Do you currently hold a Bridging Visa C with no work rights? Need to work?
To apply for unrestricted work rights, you need to demonstrate to Immigration that you have a compelling need to work.
The relevant form to submit to Immigration is Form 1005.
‘A compelling need to work’ may include:
1. Financial hardship
There is no legal definition of financial hardship for Immigration purposes.
If you’re reasonable costs of living exceed your ability to pay them, then you are taken to be under financial hardship.
Download the following financial-hardship template to work out your weekly expenses. Once completed, you can use this form as evidence. Be sure to include evidence of your day-to-day living expenses including copies of receipts, bills etc.
Everyone’s financial circumstances are different.

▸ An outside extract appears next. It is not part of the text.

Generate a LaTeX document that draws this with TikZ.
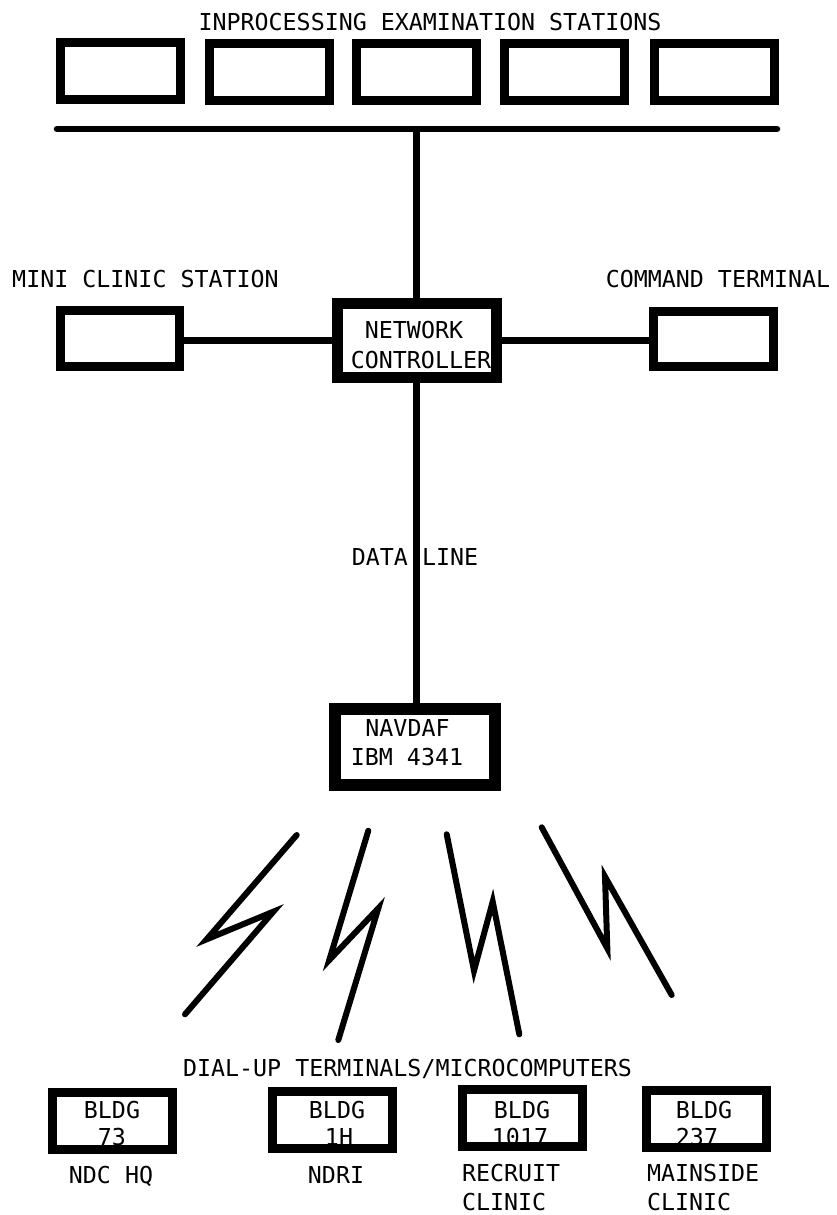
\documentclass[tikz,border=0pt]{standalone}
\usepackage{fontspec}
\setmainfont{DejaVu Sans Mono}
\begin{document}
\begin{tikzpicture}[x=1pt,y=-1pt,
  box/.style={draw, line width=9pt, minimum width=120pt, minimum height=57pt, inner sep=0pt, outer sep=0pt},
  bigbox/.style={draw, line width=11pt, minimum width=159pt, minimum height=74pt, inner sep=0pt, outer sep=0pt},
  wire/.style={line width=6.5pt},
  bolt/.style={line width=6pt, line join=miter, line cap=round},
  lbl/.style={inner sep=0pt, outer sep=0pt, font=\fontsize{23.3}{28}\selectfont, anchor=base},
  lblw/.style={lbl, anchor=base west}]
\useasboundingbox (0,0) rectangle (837,1215);

% title and top stations
\node[lbl] (title) at (430,30.5) {INPROCESSING EXAMINATION STATIONS};
\node[box] (s1) at (120.5,71) {};
\node[box] (s2) at (269,72) {};
\node[box] (s3) at (416,72) {};
\node[box] (s4) at (564.5,72) {};
\node[box] (s5) at (714.5,72) {};

% bus
\coordinate (busL) at (57,129);
\coordinate (busR) at (777,129);
\draw[wire, line cap=round] (busL) -- (busR);

% network controller row
\node[lbl] (minilbl) at (145.5,287) {MINI CLINIC STATION};
\node[lbl] (cmdlbl) at (718,287) {COMMAND TERMINAL};
\node[box, minimum width=119pt, minimum height=56pt] (mini) at (120,338.5) {};
\node[box, minimum width=120pt, minimum height=55pt] (cmd) at (713.5,339) {};
\node[bigbox] (nc) at (416.5,340.5) {};
\node[lbl] (nc1) at (414,338.5) {NETWORK};
\node[lbl] (nc2) at (421,368.5) {CONTROLLER};

\draw[wire] (nc.north) -- (nc.north |- busL);
\draw[wire] (mini.east |- nc.west) -- (nc.west);
\draw[wire] (nc.east) -- (nc.east -| cmd.west);

% data line and host
\node[bigbox, line width=12pt, minimum width=160pt, minimum height=76pt] (host) at (415,747) {};
\node[lbl] (host1) at (407.5,736.5) {NAVDAF};
\node[lbl] (host2) at (407,765.5) {IBM 4341};
\draw[wire] (nc.south) -- (nc.south |- host.north);
\node[lbl] (datalbl) at (415,565.5) {DATA LINE};

% lightning bolts
\draw[bolt] (296.7,835) -- (206.7,939.3) -- (273.3,911.7) -- (185,1014.3);
\draw[bolt] (368.3,830.7) -- (329.3,960) -- (378.3,908.3) -- (338.3,1040);
\draw[bolt] (446.7,834.3) -- (474,970.7) -- (492.7,901.7) -- (519.3,1034.3);
\draw[bolt] (541.7,827.3) -- (607.3,948.3) -- (605,876.7) -- (671.7,995);

% dial-up terminals
\node[lbl] (diallbl) at (407.5,1076.5) {DIAL-UP TERMINALS/MICROCOMPUTERS};
\node[box] (b1) at (112.5,1121) {};
\node[box] (b2) at (332,1119.5) {};
\node[box] (b3) at (522,1118) {};
\node[box] (b4) at (706,1118.5) {};

\node[lbl] (b1a) at (112,1118.5) {BLDG};
\node[lbl] (b1b) at (112,1145.5) {73};
\node[lbl] (b2a) at (337,1118.5) {BLDG};
\node[lbl] (b2b) at (339,1145.5) {1H};
\node[lbl] (b3a) at (522,1118.5) {BLDG};
\node[lbl] (b3b) at (520,1145.5) {1017};
\node[lbl] (b4a) at (704,1118.5) {BLDG};
\node[lbl] (b4b) at (697,1145.5) {237};

\node[lbl] (n1) at (111,1183.5) {NDC HQ};
\node[lbl] (n2) at (336,1183.5) {NDRI};
\node[lblw] (n3a) at (462,1181.5) {RECRUIT};
\node[lblw] (n3b) at (462,1210.5) {CLINIC};
\node[lblw] (n4a) at (647,1181.5) {MAINSIDE};
\node[lblw] (n4b) at (647,1210.5) {CLINIC};
\end{tikzpicture}
\end{document}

You must include evidence relating to your savings, income, expenses and support from other people (if applicable).
If you have other relatives or a partner / spouse in Australia, you must address why they cannot provide assistance to you.

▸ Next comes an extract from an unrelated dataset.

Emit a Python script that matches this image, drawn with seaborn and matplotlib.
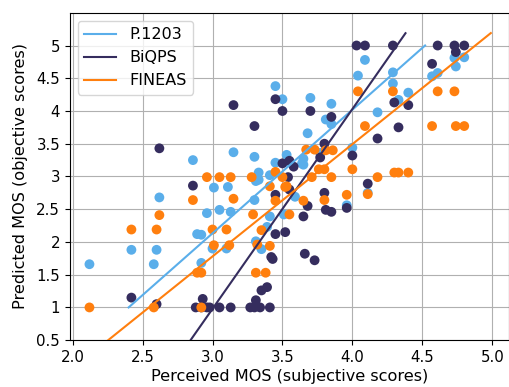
import numpy as np
import pandas as pd
import matplotlib
matplotlib.use("Agg")
import matplotlib.pyplot as plt
import seaborn as sns

# perceived (subjective) vs predicted (objective) MOS
p1203_x = [2.12, 2.42, 2.58, 2.60, 2.62, 2.86, 2.89, 2.92, 2.92, 2.96, 3.00, 3.01,
           3.05, 3.13, 3.10, 3.11, 3.15, 3.30, 3.30, 3.31, 3.31, 3.33, 3.33, 3.35,
           3.39, 3.41, 3.41, 3.45, 3.45, 3.50, 3.51, 3.53, 3.54, 3.59, 3.64, 3.65,
           3.65, 3.68, 3.70, 3.77, 3.81, 3.85, 3.85, 3.96, 4.00, 4.04, 4.09, 4.11,
           4.18, 4.29, 4.29, 4.33, 4.40, 4.57, 4.61, 4.73, 4.74, 4.80]
p1203_y = [1.66, 1.88, 1.66, 1.88, 2.68, 3.25, 2.12, 2.11, 1.68, 2.44, 1.90, 2.83,
           2.49, 2.46, 1.90, 2.84, 3.37, 3.30, 2.64, 2.93, 2.01, 3.06, 2.95, 1.89,
           2.23, 2.39, 3.02, 3.21, 4.38, 4.18, 2.42, 3.33, 3.22, 2.69, 3.20, 3.27,
           3.18, 3.66, 4.20, 3.36, 3.87, 4.11, 3.80, 2.56, 3.44, 4.54, 4.78, 2.75,
           3.98, 4.59, 4.42, 4.17, 4.28, 4.53, 4.58, 4.81, 4.68, 4.82]

biqps_x = [2.42, 2.60, 2.62, 2.86, 2.88, 2.92, 2.93, 2.96, 2.98, 3.05, 3.13, 3.15,
           3.27, 3.30, 3.31, 3.34, 3.35, 3.39, 3.41, 3.30, 3.42, 3.43, 3.45, 3.45,
           3.45, 3.50, 3.50, 3.52, 3.55, 3.54, 3.55, 3.58, 3.65, 3.66, 3.68, 3.70,
           3.73, 3.77, 3.80, 3.80, 3.81, 3.85, 3.85, 3.96, 4.00, 4.03, 4.09, 4.11,
           4.18, 4.29, 4.30, 4.33, 4.40, 4.57, 4.61, 4.73, 4.74, 4.80]
biqps_y = [1.15, 1.05, 3.43, 2.86, 1.00, 1.00, 1.13, 1.00, 1.00, 1.00, 1.00, 4.09,
           1.00, 1.00, 1.11, 1.00, 1.26, 1.31, 1.00, 3.77, 1.77, 1.74, 2.72, 4.18,
           2.12, 4.00, 3.20, 2.15, 3.24, 2.99, 2.80, 3.15, 2.39, 1.82, 2.55, 4.00,
           1.72, 3.29, 3.50, 2.75, 2.49, 2.46, 3.91, 2.52, 3.32, 5.00, 5.00, 2.89,
           3.58, 5.00, 4.13, 3.75, 4.09, 4.72, 5.00, 5.00, 4.90, 5.00]

fineas_x = [2.12, 2.42, 2.58, 2.60, 2.62, 2.86, 2.89, 2.92, 2.92, 2.96, 3.00, 3.01,
            3.05, 3.10, 3.12, 3.13, 3.15, 3.28, 3.29, 3.31, 3.32, 3.35, 3.38, 3.41,
            3.41, 3.45, 3.45, 3.50, 3.52, 3.53, 3.55, 3.65, 3.67, 3.71, 3.73, 3.76,
            3.80, 3.80, 3.81, 3.85, 3.86, 3.96, 4.00, 4.04, 4.09, 4.11, 4.18, 4.29,
            4.30, 4.33, 4.40, 4.57, 4.61, 4.73, 4.74, 4.80]
fineas_y = [1.00, 2.19, 1.00, 2.19, 2.41, 2.64, 1.53, 1.53, 1.00, 2.99, 2.19, 1.95,
            2.99, 2.19, 1.95, 2.99, 2.66, 2.99, 2.42, 1.53, 1.96, 2.18, 1.53, 2.85,
            1.94, 2.63, 3.07, 2.99, 2.84, 2.85, 2.42, 2.63, 3.41, 2.99, 3.41, 3.11,
            3.11, 2.64, 3.40, 2.99, 3.40, 2.72, 3.11, 4.30, 3.77, 2.73, 2.99, 4.30,
            3.06, 3.06, 3.06, 3.77, 4.30, 4.30, 3.77, 3.77]

# linear fits: slope, intercept, x range
models = ["P.1203", "BiQPS", "FINEAS"]
fit_slope = [1.887, 3.05, 1.714]
fit_intercept = [-3.529, -8.171, -3.363]
fit_xmin = [2.40, 2.75, 2.20]
fit_xmax = [4.52, 4.38, 4.99]

colors = {"P.1203": "#5AAEEA", "BiQPS": "#352D5E", "FINEAS": "#FF7F0E"}

df = pd.concat([
    pd.DataFrame({"perceived": p1203_x, "predicted": p1203_y, "model": "P.1203"}),
    pd.DataFrame({"perceived": biqps_x, "predicted": biqps_y, "model": "BiQPS"}),
    pd.DataFrame({"perceived": fineas_x, "predicted": fineas_y, "model": "FINEAS"}),
], ignore_index=True)

fit_rows = []
for m, a, b, x0, x1 in zip(models, fit_slope, fit_intercept, fit_xmin, fit_xmax):
    for xv in (x0, x1):
        fit_rows.append({"perceived": xv, "predicted": a * xv + b, "model": m})
fit_df = pd.DataFrame(fit_rows)

fig = plt.figure(figsize=(5.1, 3.87), dpi=100)
ax = fig.add_axes([0.137, 0.121, 0.861, 0.846])

sns.scatterplot(data=df, x="perceived", y="predicted", hue="model",
                hue_order=models, palette=colors, s=50, linewidth=0,
                legend=False, ax=ax, zorder=2)
sns.lineplot(data=fit_df, x="perceived", y="predicted", hue="model",
             hue_order=models, palette=colors, linewidth=1.5, ax=ax,
             zorder=3, sort=False)

ax.set_xlim(1.98, 5.12)
ax.set_ylim(0.5, 5.5)
ax.set_xticks(np.arange(2.0, 5.01, 0.5))
yt = np.arange(0.5, 5.01, 0.5)
ax.set_yticks(yt)
ax.set_yticklabels([f"{v:g}" for v in yt])
ax.tick_params(labelsize=10.8)
ax.grid(True, color="#b0b0b0", linewidth=0.8, zorder=0)
ax.set_axisbelow(True)
ax.set_xlabel("Perceived MOS (subjective scores)", fontsize=11.6, labelpad=3)
ax.set_ylabel("Predicted MOS (objective scores)", fontsize=11.6, labelpad=6)
ax.legend(loc="upper left", fontsize=11.5, title=None)

plt.savefig("out.png", dpi=100)
plt.close()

The following factors will normally be taken into consideration in determining whether there is financial hardship:
– whether your claimed expenses are reasonable
– for example, expenses such as a gym membership and Foxtel may not be considered reasonable.
– how you have supported yourself to date and whether that support will continue
– whether you have any other means of support, e.g. relatives in Australia or overseas
– whether you will become an unreasonable charge on public funds or charitable institutions
– when your visa application is likely to be decided.
If you are nominated by an employer (employer nomination, RSMS or 457 visa) and it appears that you would meet the criteria for the grant of that visa, you may be eligible to apply for unrestricted work rights whilst you wait for a decision to be made on you application, in order that you may commence working for your sponsoring company.